═════ PROVIDED MATERIAL

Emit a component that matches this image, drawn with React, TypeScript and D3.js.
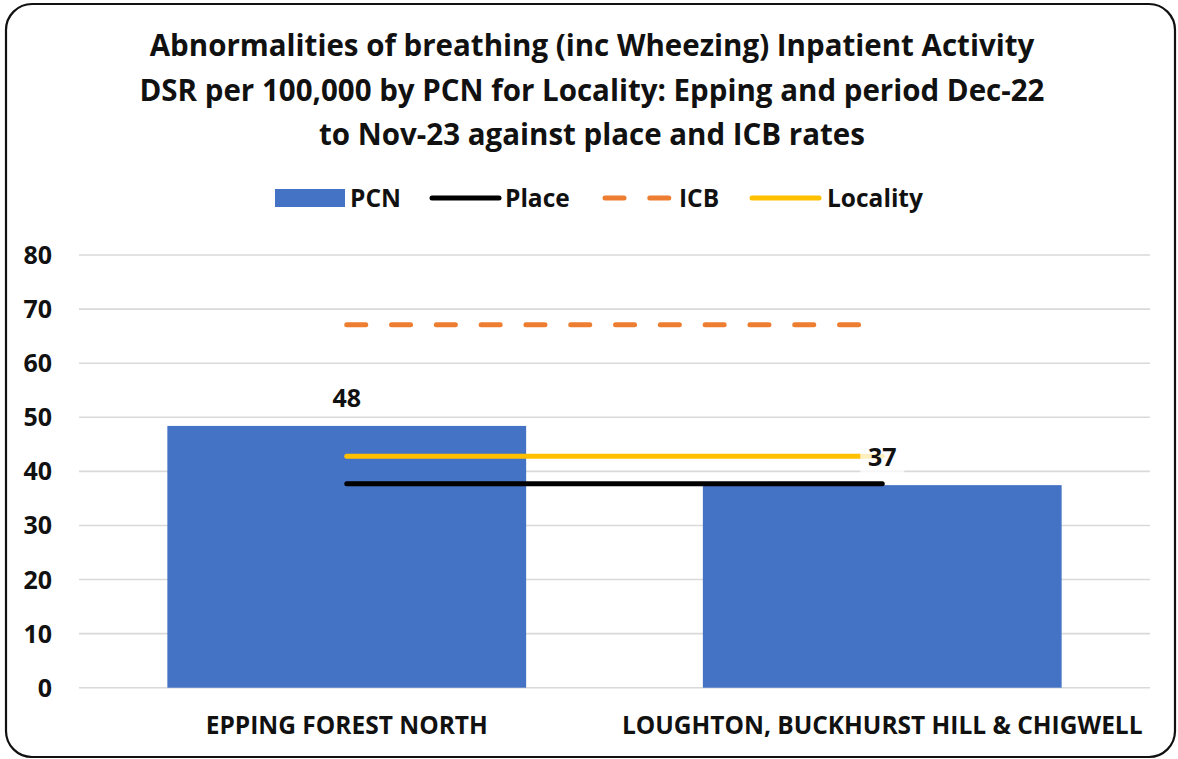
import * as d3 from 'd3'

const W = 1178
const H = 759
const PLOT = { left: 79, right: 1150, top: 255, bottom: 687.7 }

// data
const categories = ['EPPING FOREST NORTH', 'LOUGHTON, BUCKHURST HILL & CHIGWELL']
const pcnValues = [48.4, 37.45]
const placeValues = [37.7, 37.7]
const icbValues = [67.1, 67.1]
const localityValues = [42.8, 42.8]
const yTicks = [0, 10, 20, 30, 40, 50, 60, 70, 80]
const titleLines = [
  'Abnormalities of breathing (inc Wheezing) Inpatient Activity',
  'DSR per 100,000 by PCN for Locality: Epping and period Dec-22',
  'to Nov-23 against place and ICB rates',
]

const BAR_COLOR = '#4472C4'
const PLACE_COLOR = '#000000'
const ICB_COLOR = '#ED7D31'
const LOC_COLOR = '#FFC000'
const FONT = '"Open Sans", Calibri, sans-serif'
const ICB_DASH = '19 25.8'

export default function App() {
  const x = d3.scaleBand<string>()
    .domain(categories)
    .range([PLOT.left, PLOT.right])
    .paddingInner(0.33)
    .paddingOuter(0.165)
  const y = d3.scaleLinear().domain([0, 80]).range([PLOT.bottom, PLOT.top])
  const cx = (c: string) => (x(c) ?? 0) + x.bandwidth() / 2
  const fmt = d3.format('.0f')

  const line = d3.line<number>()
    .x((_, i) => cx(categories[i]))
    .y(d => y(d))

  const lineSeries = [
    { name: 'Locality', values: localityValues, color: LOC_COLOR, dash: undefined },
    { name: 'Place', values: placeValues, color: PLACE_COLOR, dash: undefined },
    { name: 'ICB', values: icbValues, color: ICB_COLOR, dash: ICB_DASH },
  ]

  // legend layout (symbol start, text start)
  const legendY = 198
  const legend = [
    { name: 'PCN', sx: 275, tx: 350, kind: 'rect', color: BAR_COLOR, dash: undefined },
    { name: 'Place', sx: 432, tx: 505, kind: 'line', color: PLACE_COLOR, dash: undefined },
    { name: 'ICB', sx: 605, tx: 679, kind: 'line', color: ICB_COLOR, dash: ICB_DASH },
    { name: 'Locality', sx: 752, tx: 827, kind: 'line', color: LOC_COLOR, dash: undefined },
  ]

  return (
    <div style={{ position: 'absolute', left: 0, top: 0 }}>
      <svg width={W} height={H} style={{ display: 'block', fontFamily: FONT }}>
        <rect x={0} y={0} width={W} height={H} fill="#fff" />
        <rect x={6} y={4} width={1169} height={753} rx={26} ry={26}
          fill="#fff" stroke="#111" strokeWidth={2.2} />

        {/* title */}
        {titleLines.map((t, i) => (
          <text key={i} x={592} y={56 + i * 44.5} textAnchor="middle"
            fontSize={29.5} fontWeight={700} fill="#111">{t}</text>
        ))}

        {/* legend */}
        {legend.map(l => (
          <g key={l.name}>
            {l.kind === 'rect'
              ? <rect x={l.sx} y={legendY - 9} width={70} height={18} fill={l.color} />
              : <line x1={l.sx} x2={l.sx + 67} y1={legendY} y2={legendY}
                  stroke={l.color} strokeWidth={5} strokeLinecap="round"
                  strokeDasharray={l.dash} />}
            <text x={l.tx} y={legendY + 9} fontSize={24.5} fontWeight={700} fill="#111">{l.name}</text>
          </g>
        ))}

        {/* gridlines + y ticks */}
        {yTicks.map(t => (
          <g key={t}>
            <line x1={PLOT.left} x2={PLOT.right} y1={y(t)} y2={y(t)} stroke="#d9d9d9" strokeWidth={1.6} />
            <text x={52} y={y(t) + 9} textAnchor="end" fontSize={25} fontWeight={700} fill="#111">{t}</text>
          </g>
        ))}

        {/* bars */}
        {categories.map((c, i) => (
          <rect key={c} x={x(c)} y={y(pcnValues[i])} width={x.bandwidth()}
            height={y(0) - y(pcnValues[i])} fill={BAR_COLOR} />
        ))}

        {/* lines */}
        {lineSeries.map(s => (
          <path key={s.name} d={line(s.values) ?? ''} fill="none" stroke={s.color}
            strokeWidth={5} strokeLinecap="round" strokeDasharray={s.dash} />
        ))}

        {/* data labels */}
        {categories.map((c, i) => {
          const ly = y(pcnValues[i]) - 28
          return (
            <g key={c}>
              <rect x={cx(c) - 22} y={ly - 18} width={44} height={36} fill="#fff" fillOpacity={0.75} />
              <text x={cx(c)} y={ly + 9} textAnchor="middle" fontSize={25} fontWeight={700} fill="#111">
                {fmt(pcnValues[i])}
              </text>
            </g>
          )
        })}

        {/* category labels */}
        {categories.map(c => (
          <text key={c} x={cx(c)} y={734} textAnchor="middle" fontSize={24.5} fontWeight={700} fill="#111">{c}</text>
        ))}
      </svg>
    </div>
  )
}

══════════

[PROBLEM TO SOLVE]: Repeat the material above in full and exactly, apart from the pictures.

[SOLUTION]:
Emit a component that matches this image, drawn with React, TypeScript and D3.js.
import * as d3 from 'd3'

const W = 1178
const H = 759
const PLOT = { left: 79, right: 1150, top: 255, bottom: 687.7 }

// data
const categories = ['EPPING FOREST NORTH', 'LOUGHTON, BUCKHURST HILL & CHIGWELL']
const pcnValues = [48.4, 37.45]
const placeValues = [37.7, 37.7]
const icbValues = [67.1, 67.1]
const localityValues = [42.8, 42.8]
const yTicks = [0, 10, 20, 30, 40, 50, 60, 70, 80]
const titleLines = [
  'Abnormalities of breathing (inc Wheezing) Inpatient Activity',
  'DSR per 100,000 by PCN for Locality: Epping and period Dec-22',
  'to Nov-23 against place and ICB rates',
]

const BAR_COLOR = '#4472C4'
const PLACE_COLOR = '#000000'
const ICB_COLOR = '#ED7D31'
const LOC_COLOR = '#FFC000'
const FONT = '"Open Sans", Calibri, sans-serif'
const ICB_DASH = '19 25.8'

export default function App() {
  const x = d3.scaleBand<string>()
    .domain(categories)
    .range([PLOT.left, PLOT.right])
    .paddingInner(0.33)
    .paddingOuter(0.165)
  const y = d3.scaleLinear().domain([0, 80]).range([PLOT.bottom, PLOT.top])
  const cx = (c: string) => (x(c) ?? 0) + x.bandwidth() / 2
  const fmt = d3.format('.0f')

  const line = d3.line<number>()
    .x((_, i) => cx(categories[i]))
    .y(d => y(d))

  const lineSeries = [
    { name: 'Locality', values: localityValues, color: LOC_COLOR, dash: undefined },
    { name: 'Place', values: placeValues, color: PLACE_COLOR, dash: undefined },
    { name: 'ICB', values: icbValues, color: ICB_COLOR, dash: ICB_DASH },
  ]

  // legend layout (symbol start, text start)
  const legendY = 198
  const legend = [
    { name: 'PCN', sx: 275, tx: 350, kind: 'rect', color: BAR_COLOR, dash: undefined },
    { name: 'Place', sx: 432, tx: 505, kind: 'line', color: PLACE_COLOR, dash: undefined },
    { name: 'ICB', sx: 605, tx: 679, kind: 'line', color: ICB_COLOR, dash: ICB_DASH },
    { name: 'Locality', sx: 752, tx: 827, kind: 'line', color: LOC_COLOR, dash: undefined },
  ]

  return (
    <div style={{ position: 'absolute', left: 0, top: 0 }}>
      <svg width={W} height={H} style={{ display: 'block', fontFamily: FONT }}>
        <rect x={0} y={0} width={W} height={H} fill="#fff" />
        <rect x={6} y={4} width={1169} height={753} rx={26} ry={26}
          fill="#fff" stroke="#111" strokeWidth={2.2} />

        {/* title */}
        {titleLines.map((t, i) => (
          <text key={i} x={592} y={56 + i * 44.5} textAnchor="middle"
            fontSize={29.5} fontWeight={700} fill="#111">{t}</text>
        ))}

        {/* legend */}
        {legend.map(l => (
          <g key={l.name}>
            {l.kind === 'rect'
              ? <rect x={l.sx} y={legendY - 9} width={70} height={18} fill={l.color} />
              : <line x1={l.sx} x2={l.sx + 67} y1={legendY} y2={legendY}
                  stroke={l.color} strokeWidth={5} strokeLinecap="round"
                  strokeDasharray={l.dash} />}
            <text x={l.tx} y={legendY + 9} fontSize={24.5} fontWeight={700} fill="#111">{l.name}</text>
          </g>
        ))}

        {/* gridlines + y ticks */}
        {yTicks.map(t => (
          <g key={t}>
            <line x1={PLOT.left} x2={PLOT.right} y1={y(t)} y2={y(t)} stroke="#d9d9d9" strokeWidth={1.6} />
            <text x={52} y={y(t) + 9} textAnchor="end" fontSize={25} fontWeight={700} fill="#111">{t}</text>
          </g>
        ))}

        {/* bars */}
        {categories.map((c, i) => (
          <rect key={c} x={x(c)} y={y(pcnValues[i])} width={x.bandwidth()}
            height={y(0) - y(pcnValues[i])} fill={BAR_COLOR} />
        ))}

        {/* lines */}
        {lineSeries.map(s => (
          <path key={s.name} d={line(s.values) ?? ''} fill="none" stroke={s.color}
            strokeWidth={5} strokeLinecap="round" strokeDasharray={s.dash} />
        ))}

        {/* data labels */}
        {categories.map((c, i) => {
          const ly = y(pcnValues[i]) - 28
          return (
            <g key={c}>
              <rect x={cx(c) - 22} y={ly - 18} width={44} height={36} fill="#fff" fillOpacity={0.75} />
              <text x={cx(c)} y={ly + 9} textAnchor="middle" fontSize={25} fontWeight={700} fill="#111">
                {fmt(pcnValues[i])}
              </text>
            </g>
          )
        })}

        {/* category labels */}
        {categories.map(c => (
          <text key={c} x={cx(c)} y={734} textAnchor="middle" fontSize={24.5} fontWeight={700} fill="#111">{c}</text>
        ))}
      </svg>
    </div>
  )
}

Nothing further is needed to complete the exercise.